Set task
Take every line from the first down to the line with "Serif, Times New" and set it down exactly, without the pictures.

Data excerpt
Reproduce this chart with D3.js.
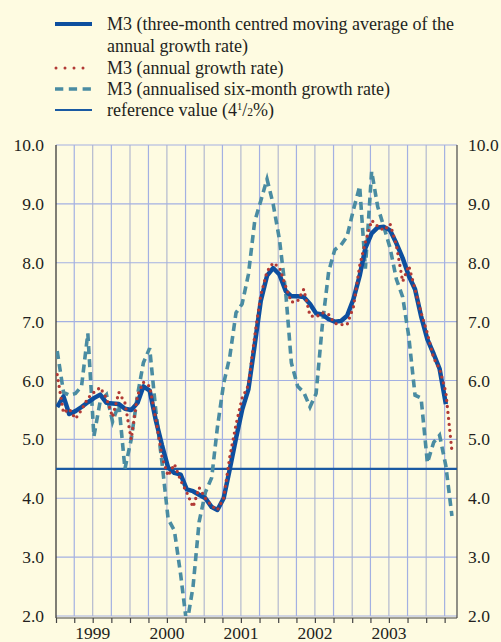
<!DOCTYPE html>
<html><head><meta charset="utf-8">
<script src="https://cdn.jsdelivr.net/npm/d3@7"></script>
<style>
html,body{margin:0;padding:0;background:#fefbe1;}
svg{display:block;font-family:"Liberation Serif","Times New Roman",serif;}
</style></head>
<body>
<svg id="c" width="501" height="642"></svg>
<script>
// Months from Jan 1999 (index 0) to May 2004 (index 64)
const startYear = 1999;
const movingAverage = [5.55,5.73,5.43,5.48,5.55,5.63,5.70,5.76,5.62,5.61,5.60,5.52,
  5.50,5.62,5.90,5.83,5.33,4.90,4.52,4.43,4.40,4.15,4.12,4.06,
  4.00,3.85,3.80,4.00,4.49,5.02,5.50,5.85,6.60,7.35,7.78,7.91,
  7.80,7.52,7.43,7.43,7.42,7.30,7.14,7.12,7.04,7.00,7.01,7.10,
  7.38,7.78,8.25,8.50,8.60,8.61,8.55,8.33,8.08,7.78,7.55,7.09,
  6.70,6.45,6.20,5.60];
const annualGrowth = [6.10,5.45,5.52,5.35,5.50,5.70,5.80,5.88,5.70,5.38,5.80,5.62,
  5.00,5.75,5.97,5.90,5.35,4.70,4.38,4.58,4.30,4.10,3.85,4.18,
  4.00,3.87,3.80,4.00,4.70,5.25,5.70,5.92,6.75,7.45,7.85,8.00,
  7.92,7.60,7.33,7.35,7.55,7.10,7.08,7.15,7.12,6.97,6.95,6.95,
  7.25,7.95,8.35,8.72,8.62,8.55,8.66,8.30,7.68,7.95,7.55,7.15,
  6.80,6.38,6.20,5.80,4.80];
const sixMonth = [6.50,5.80,5.75,5.78,5.90,6.80,5.05,5.65,5.76,5.30,5.60,4.50,
  5.00,5.75,6.30,6.55,5.50,4.60,3.65,3.45,2.70,1.85,2.50,3.60,
  4.10,4.35,5.20,5.95,6.40,7.15,7.30,7.80,8.70,9.05,9.42,9.00,
  8.40,7.50,6.30,5.90,5.80,5.55,5.78,6.95,7.85,8.22,8.30,8.45,
  8.90,9.30,7.90,9.55,8.95,8.60,8.25,7.72,7.42,6.75,5.75,5.70,
  4.60,4.95,5.07,4.55,3.70];
const referenceValue = 4.5;
const yTicks = [2,3,4,5,6,7,8,9,10];
const yearLabels = [1999,2000,2001,2002,2003];
const legendLabels = [
  ["M3 (three-month centred moving average of the","annual growth rate)"],
  ["M3 (annual growth rate)"],
  ["M3 (annualised six-month growth rate)"],
  ["reference value (4", "1", "/2%)"]
];

const svg = d3.select("#c");
const L = 56, R = 457, T = 145, B = 616;
const x = d3.scaleTime().domain([new Date(1999,0,1), new Date(2004,5,1)]).range([L,R]);
const y = d3.scaleLinear().domain([2,10]).range([B,T]);
const dateOf = i => new Date(startYear, i, 7);
const FONT = "Liberation Serif, Times New Roman, serif";

svg.append("rect").attr("width",501).attr("height",642).attr("fill","#fefbe1");

// gridlines
const quarters = d3.timeMonth.every(3).range(new Date(1999,3,1), new Date(2004,5,1));
svg.append("g").selectAll("line").data(quarters).join("line")
  .attr("x1",d=>x(d)).attr("x2",d=>x(d)).attr("y1",T).attr("y2",B)
  .attr("stroke",d=> d.getMonth()%6===0 ? "#b3b9cf" : "#a3b0e2").attr("stroke-width",1.2);
svg.append("g").selectAll("line").data(yTicks).join("line")
  .attr("x1",L).attr("x2",R).attr("y1",d=>y(d)).attr("y2",d=>y(d))
  .attr("stroke","#a3b0e2").attr("stroke-width",1.2);

// axes frames
svg.append("line").attr("x1",L).attr("x2",L).attr("y1",T).attr("y2",B+2).attr("stroke","#3a3a3a").attr("stroke-width",1.3);
svg.append("line").attr("x1",R).attr("x2",R).attr("y1",T).attr("y2",B+2).attr("stroke","#555").attr("stroke-width",1.3);

// bottom axis
const xAxis = d3.axisBottom(x).tickValues(d3.timeMonth.every(3).range(new Date(1999,0,1), new Date(2004,6,1))).tickSize(5).tickFormat("");
const gx = svg.append("g").attr("transform",`translate(0,${B+2})`).call(xAxis);
gx.select(".domain").attr("stroke","#444").attr("stroke-width",1.2).attr("d",`M${L},0H${R}`);
gx.selectAll(".tick line").attr("stroke","#444").attr("stroke-width",1.2);
svg.append("g").selectAll("text").data(yearLabels).join("text")
  .attr("x",d=>x(new Date(d,6,1))).attr("y",639).attr("text-anchor","middle")
  .attr("font-family",FONT).attr("font-size",17.5).attr("fill","#231f20").text(d=>d);

// y labels
const fmt = d3.format(".1f");
const yl = d3.axisLeft(y).tickValues(yTicks).tickSize(0).tickPadding(12).tickFormat(fmt);
const gyl = svg.append("g").attr("transform",`translate(${L},0)`).call(yl);
const yr = d3.axisRight(y).tickValues(yTicks).tickSize(0).tickPadding(11).tickFormat(fmt);
const gyr = svg.append("g").attr("transform",`translate(${R},0)`).call(yr);
[gyl,gyr].forEach(g=>{
  g.select(".domain").remove();
  g.selectAll("text").attr("font-size",17.5).attr("fill","#231f20").attr("font-family",FONT);
});

// clip
svg.append("clipPath").attr("id","clip").append("rect").attr("x",L).attr("y",T).attr("width",R-L).attr("height",B-T);
const plot = svg.append("g").attr("clip-path","url(#clip)");

const line = d3.line().x((d,i)=>x(dateOf(i))).y(d=>y(d));

plot.append("line").attr("x1",L).attr("x2",R).attr("y1",y(referenceValue)).attr("y2",y(referenceValue))
  .attr("stroke","#1a5aa3").attr("stroke-width",2.2);
plot.append("path").datum(sixMonth).attr("d",line).attr("fill","none")
  .attr("stroke","#4a8ca2").attr("stroke-width",3.6).attr("stroke-dasharray","8 5");
plot.append("path").datum(movingAverage).attr("d",line).attr("fill","none")
  .attr("stroke","#0d4f9f").attr("stroke-width",4.5).attr("stroke-linejoin","round");
plot.append("path").datum(annualGrowth).attr("d",line).attr("fill","none")
  .attr("stroke","#b23a35").attr("stroke-width",3.3).attr("stroke-linecap","round").attr("stroke-dasharray","0 6");

// legend
const lg = svg.append("g").attr("font-family",FONT);
const lx1 = 55, lx2 = 92, tx = 107;
const rows = [24, 68, 89, 110];
lg.append("line").attr("x1",lx1).attr("x2",lx2).attr("y1",rows[0]).attr("y2",rows[0]).attr("stroke","#0d4f9f").attr("stroke-width",4);
lg.append("line").attr("x1",lx1+1).attr("x2",lx2).attr("y1",rows[1]).attr("y2",rows[1]).attr("stroke","#b23a35").attr("stroke-width",3).attr("stroke-linecap","round").attr("stroke-dasharray","0 9");
lg.append("line").attr("x1",lx1).attr("x2",lx2).attr("y1",rows[2]).attr("y2",rows[2]).attr("stroke","#4a8ca2").attr("stroke-width",3.6).attr("stroke-dasharray","8.3 5.5");
lg.append("line").attr("x1",lx1).attr("x2",lx2).attr("y1",rows[3]).attr("y2",rows[3]).attr("stroke","#1a5aa3").attr("stroke-width",2.2);
const FS = 18;
function txt(xx,yy,s){return lg.append("text").attr("x",xx).attr("y",yy).attr("font-size",FS).attr("fill","#231f20").text(s);}
txt(tx,rows[0]+6,legendLabels[0][0]);
txt(tx,46+6,legendLabels[0][1]);
txt(tx,rows[1]+6,legendLabels[1][0]);
txt(tx,rows[2]+6,legendLabels[2][0]);
const rt = lg.append("text").attr("x",tx).attr("y",rows[3]+6).attr("font-size",FS).attr("fill","#231f20");
rt.append("tspan").text(legendLabels[3][0]);
rt.append("tspan").attr("font-size",10.5).attr("dy",-6.5).text(legendLabels[3][1]);
rt.append("tspan").attr("font-size",FS).attr("dy",6.5).text(legendLabels[3][2].charAt(0));
rt.append("tspan").attr("font-size",11.5).text(legendLabels[3][2].charAt(1));
rt.append("tspan").attr("font-size",FS).text(legendLabels[3][2].slice(2));
</script>
</body></html>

Finished answer
Reproduce this chart with D3.js.
<!DOCTYPE html>
<html><head><meta charset="utf-8">
<script src="https://cdn.jsdelivr.net/npm/d3@7"></script>
<style>
html,body{margin:0;padding:0;background:#fefbe1;}
svg{display:block;font-family:"Liberation Serif","Times New Roman",serif;}
</style></head>
<body>
<svg id="c" width="501" height="642"></svg>
<script>
// Months from Jan 1999 (index 0) to May 2004 (index 64)
const startYear = 1999;
const movingAverage = [5.55,5.73,5.43,5.48,5.55,5.63,5.70,5.76,5.62,5.61,5.60,5.52,
  5.50,5.62,5.90,5.83,5.33,4.90,4.52,4.43,4.40,4.15,4.12,4.06,
  4.00,3.85,3.80,4.00,4.49,5.02,5.50,5.85,6.60,7.35,7.78,7.91,
  7.80,7.52,7.43,7.43,7.42,7.30,7.14,7.12,7.04,7.00,7.01,7.10,
  7.38,7.78,8.25,8.50,8.60,8.61,8.55,8.33,8.08,7.78,7.55,7.09,
  6.70,6.45,6.20,5.60];
const annualGrowth = [6.10,5.45,5.52,5.35,5.50,5.70,5.80,5.88,5.70,5.38,5.80,5.62,
  5.00,5.75,5.97,5.90,5.35,4.70,4.38,4.58,4.30,4.10,3.85,4.18,
  4.00,3.87,3.80,4.00,4.70,5.25,5.70,5.92,6.75,7.45,7.85,8.00,
  7.92,7.60,7.33,7.35,7.55,7.10,7.08,7.15,7.12,6.97,6.95,6.95,
  7.25,7.95,8.35,8.72,8.62,8.55,8.66,8.30,7.68,7.95,7.55,7.15,
  6.80,6.38,6.20,5.80,4.80];
const sixMonth = [6.50,5.80,5.75,5.78,5.90,6.80,5.05,5.65,5.76,5.30,5.60,4.50,
  5.00,5.75,6.30,6.55,5.50,4.60,3.65,3.45,2.70,1.85,2.50,3.60,
  4.10,4.35,5.20,5.95,6.40,7.15,7.30,7.80,8.70,9.05,9.42,9.00,
  8.40,7.50,6.30,5.90,5.80,5.55,5.78,6.95,7.85,8.22,8.30,8.45,
  8.90,9.30,7.90,9.55,8.95,8.60,8.25,7.72,7.42,6.75,5.75,5.70,
  4.60,4.95,5.07,4.55,3.70];
const referenceValue = 4.5;
const yTicks = [2,3,4,5,6,7,8,9,10];
const yearLabels = [1999,2000,2001,2002,2003];
const legendLabels = [
  ["M3 (three-month centred moving average of the","annual growth rate)"],
  ["M3 (annual growth rate)"],
  ["M3 (annualised six-month growth rate)"],
  ["reference value (4", "1", "/2%)"]
];

const svg = d3.select("#c");
const L = 56, R = 457, T = 145, B = 616;
const x = d3.scaleTime().domain([new Date(1999,0,1), new Date(2004,5,1)]).range([L,R]);
const y = d3.scaleLinear().domain([2,10]).range([B,T]);
const dateOf = i => new Date(startYear, i, 7);
const FONT = "Liberation Serif, Times New Roman, serif";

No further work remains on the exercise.